Write every line out verbatim and omit the pictures.

══ RECORDED INFORMATION

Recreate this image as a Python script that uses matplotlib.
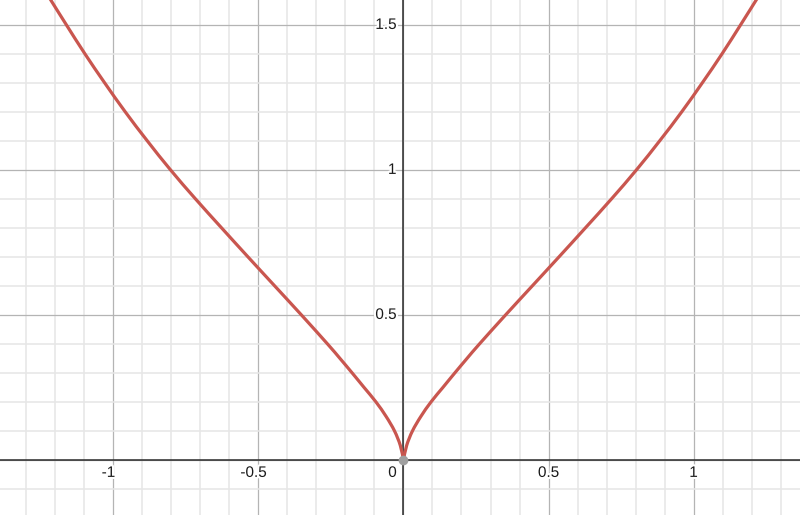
import matplotlib
matplotlib.use("Agg")
import matplotlib.pyplot as plt
import matplotlib.patheffects as pe
from matplotlib.path import Path
from matplotlib.patches import PathPatch
from matplotlib.ticker import MultipleLocator, NullFormatter

# curve points (left branch, cusp, right branch)
x_vals = [-1.231, -1.216, -1.162, -1.098, -1.030, -0.959, -0.883, -0.803,
          -0.717, -0.627, -0.536, -0.444, -0.352, -0.262, -0.219, -0.177,
          -0.136, -0.095, -0.060, -0.031, -0.011, 0.0,
          0.011, 0.031, 0.060, 0.095, 0.136, 0.177, 0.219, 0.262, 0.352,
          0.444, 0.536, 0.627, 0.717, 0.803, 0.883, 0.959, 1.030, 1.098,
          1.162, 1.216, 1.231]
y_vals = [1.61, 1.586, 1.5, 1.4, 1.3, 1.2, 1.1, 1.0,
          0.9, 0.8, 0.7, 0.6, 0.5, 0.4, 0.35, 0.3,
          0.25, 0.2, 0.15, 0.1, 0.05, 0.0,
          0.05, 0.1, 0.15, 0.2, 0.25, 0.3, 0.35, 0.4, 0.5,
          0.6, 0.7, 0.8, 0.9, 1.0, 1.1, 1.2, 1.3, 1.4,
          1.5, 1.586, 1.61]

x_ticks = [-1, -0.5, 0.5, 1]
x_tick_labels = ["-1", "-0.5", "0.5", "1"]
y_ticks = [0.5, 1, 1.5]
y_tick_labels = ["0.5", "1", "1.5"]

plt.rcParams["font.family"] = ["Liberation Sans", "DejaVu Sans"]


def smooth_path(pts):
    # Catmull-Rom segments through the points, as cubic Bezier pieces
    verts = [pts[0]]
    codes = [Path.MOVETO]
    n = len(pts)
    for i in range(n - 1):
        p0 = pts[max(i - 1, 0)]
        p1 = pts[i]
        p2 = pts[i + 1]
        p3 = pts[min(i + 2, n - 1)]
        c1 = (p1[0] + (p2[0] - p0[0]) / 6, p1[1] + (p2[1] - p0[1]) / 6)
        c2 = (p2[0] - (p3[0] - p1[0]) / 6, p2[1] - (p3[1] - p1[1]) / 6)
        verts += [c1, c2, p2]
        codes += [Path.CURVE4] * 3
    return Path(verts, codes)


fig = plt.figure(figsize=(8, 5.15), dpi=100)
ax = fig.add_axes([0, 0, 1, 1])
ax.set_xlim(-1.391, 1.367)
ax.set_ylim(-0.19, 1.586)

# grid
ax.xaxis.set_major_locator(MultipleLocator(0.5))
ax.yaxis.set_major_locator(MultipleLocator(0.5))
ax.xaxis.set_minor_locator(MultipleLocator(0.1))
ax.yaxis.set_minor_locator(MultipleLocator(0.1))
ax.grid(which="minor", color="#e6e6e6", lw=1.1, zorder=0)
ax.grid(which="major", color="#b4b4b4", lw=0.9, zorder=0.5)
ax.tick_params(which="both", length=0)
ax.xaxis.set_major_formatter(NullFormatter())
ax.yaxis.set_major_formatter(NullFormatter())
for s in ax.spines.values():
    s.set_visible(False)
ax.set_axisbelow(True)

ax.axhline(0, color="#2b2b2b", lw=1.1, zorder=1)
ax.axvline(0, color="#2b2b2b", lw=1.1, zorder=1)

# two branches meeting at the cusp
pts = list(zip(x_vals, y_vals))
left = [p for p in pts if p[0] <= 0]
right = [p for p in pts if p[0] >= 0]
for branch in (left, right):
    ax.add_patch(PathPatch(smooth_path(branch), fill=False, edgecolor="#c9564f",
                           lw=2.3, zorder=3, capstyle="round"))
ax.plot([0], [0], "o", color="#a0a0a0", ms=7, zorder=4, mec="none")

halo = [pe.withStroke(linewidth=3, foreground="white")]
lbl = dict(fontsize=11, color="#1a1a1a", path_effects=halo, zorder=5,
           textcoords="offset pixels", va="center")
for v, t in zip(x_ticks, x_tick_labels):
    dx = -5 if v < 0 else 0
    ax.annotate(t, (v, 0), xytext=(dx, -13), ha="center", **lbl)
ax.annotate("0", (0, 0), xytext=(-11, -13), ha="center", **lbl)
for v, t in zip(y_ticks, y_tick_labels):
    ax.annotate(t, (0, v), xytext=(-7, 0), ha="right", **lbl)

fig.savefig("out.png", dpi=100)
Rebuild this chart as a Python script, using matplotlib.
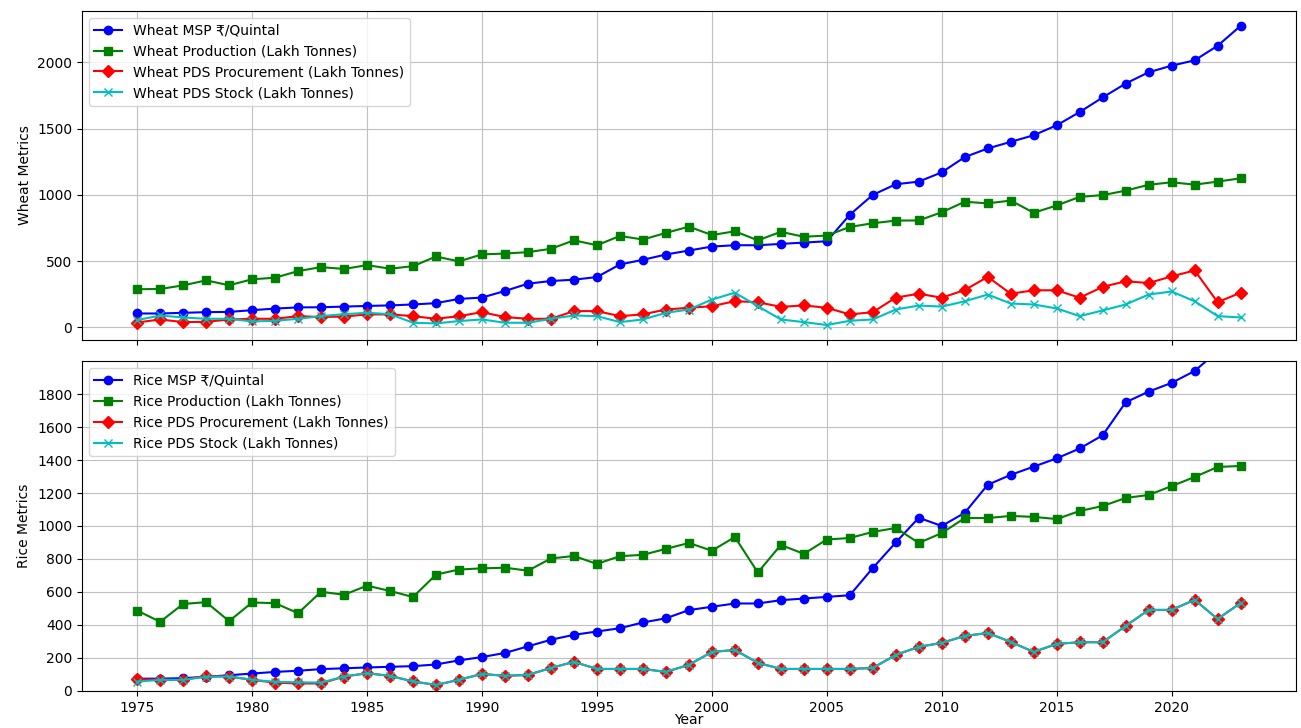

════

▶ _EXERCISE RESULT_
Recreate this image as a Python script that uses matplotlib.
import matplotlib
matplotlib.use("Agg")
import matplotlib.pyplot as plt
import matplotlib.patheffects as pe
from matplotlib.path import Path
from matplotlib.patches import PathPatch
from matplotlib.ticker import MultipleLocator, NullFormatter

# curve points (left branch, cusp, right branch)
x_vals = [-1.231, -1.216, -1.162, -1.098, -1.030, -0.959, -0.883, -0.803,
          -0.717, -0.627, -0.536, -0.444, -0.352, -0.262, -0.219, -0.177,
          -0.136, -0.095, -0.060, -0.031, -0.011, 0.0,
          0.011, 0.031, 0.060, 0.095, 0.136, 0.177, 0.219, 0.262, 0.352,
          0.444, 0.536, 0.627, 0.717, 0.803, 0.883, 0.959, 1.030, 1.098,
          1.162, 1.216, 1.231]
y_vals = [1.61, 1.586, 1.5, 1.4, 1.3, 1.2, 1.1, 1.0,
          0.9, 0.8, 0.7, 0.6, 0.5, 0.4, 0.35, 0.3,
          0.25, 0.2, 0.15, 0.1, 0.05, 0.0,
          0.05, 0.1, 0.15, 0.2, 0.25, 0.3, 0.35, 0.4, 0.5,
          0.6, 0.7, 0.8, 0.9, 1.0, 1.1, 1.2, 1.3, 1.4,
          1.5, 1.586, 1.61]

x_ticks = [-1, -0.5, 0.5, 1]
x_tick_labels = ["-1", "-0.5", "0.5", "1"]
y_ticks = [0.5, 1, 1.5]
y_tick_labels = ["0.5", "1", "1.5"]

plt.rcParams["font.family"] = ["Liberation Sans", "DejaVu Sans"]


def smooth_path(pts):
    # Catmull-Rom segments through the points, as cubic Bezier pieces
    verts = [pts[0]]
    codes = [Path.MOVETO]
    n = len(pts)
    for i in range(n - 1):
        p0 = pts[max(i - 1, 0)]
        p1 = pts[i]
        p2 = pts[i + 1]
        p3 = pts[min(i + 2, n - 1)]
        c1 = (p1[0] + (p2[0] - p0[0]) / 6, p1[1] + (p2[1] - p0[1]) / 6)
        c2 = (p2[0] - (p3[0] - p1[0]) / 6, p2[1] - (p3[1] - p1[1]) / 6)
        verts += [c1, c2, p2]
        codes += [Path.CURVE4] * 3
    return Path(verts, codes)


fig = plt.figure(figsize=(8, 5.15), dpi=100)
ax = fig.add_axes([0, 0, 1, 1])
ax.set_xlim(-1.391, 1.367)
ax.set_ylim(-0.19, 1.586)

# grid
ax.xaxis.set_major_locator(MultipleLocator(0.5))
ax.yaxis.set_major_locator(MultipleLocator(0.5))
ax.xaxis.set_minor_locator(MultipleLocator(0.1))
ax.yaxis.set_minor_locator(MultipleLocator(0.1))
ax.grid(which="minor", color="#e6e6e6", lw=1.1, zorder=0)
ax.grid(which="major", color="#b4b4b4", lw=0.9, zorder=0.5)
ax.tick_params(which="both", length=0)
ax.xaxis.set_major_formatter(NullFormatter())
ax.yaxis.set_major_formatter(NullFormatter())
for s in ax.spines.values():
    s.set_visible(False)
ax.set_axisbelow(True)

ax.axhline(0, color="#2b2b2b", lw=1.1, zorder=1)
ax.axvline(0, color="#2b2b2b", lw=1.1, zorder=1)

# two branches meeting at the cusp
pts = list(zip(x_vals, y_vals))
left = [p for p in pts if p[0] <= 0]
right = [p for p in pts if p[0] >= 0]
for branch in (left, right):
    ax.add_patch(PathPatch(smooth_path(branch), fill=False, edgecolor="#c9564f",
                           lw=2.3, zorder=3, capstyle="round"))
ax.plot([0], [0], "o", color="#a0a0a0", ms=7, zorder=4, mec="none")

halo = [pe.withStroke(linewidth=3, foreground="white")]
lbl = dict(fontsize=11, color="#1a1a1a", path_effects=halo, zorder=5,
           textcoords="offset pixels", va="center")
for v, t in zip(x_ticks, x_tick_labels):
    dx = -5 if v < 0 else 0
    ax.annotate(t, (v, 0), xytext=(dx, -13), ha="center", **lbl)
ax.annotate("0", (0, 0), xytext=(-11, -13), ha="center", **lbl)
for v, t in zip(y_ticks, y_tick_labels):
    ax.annotate(t, (0, v), xytext=(-7, 0), ha="right", **lbl)

fig.savefig("out.png", dpi=100)
Rebuild this chart as a Python script, using matplotlib.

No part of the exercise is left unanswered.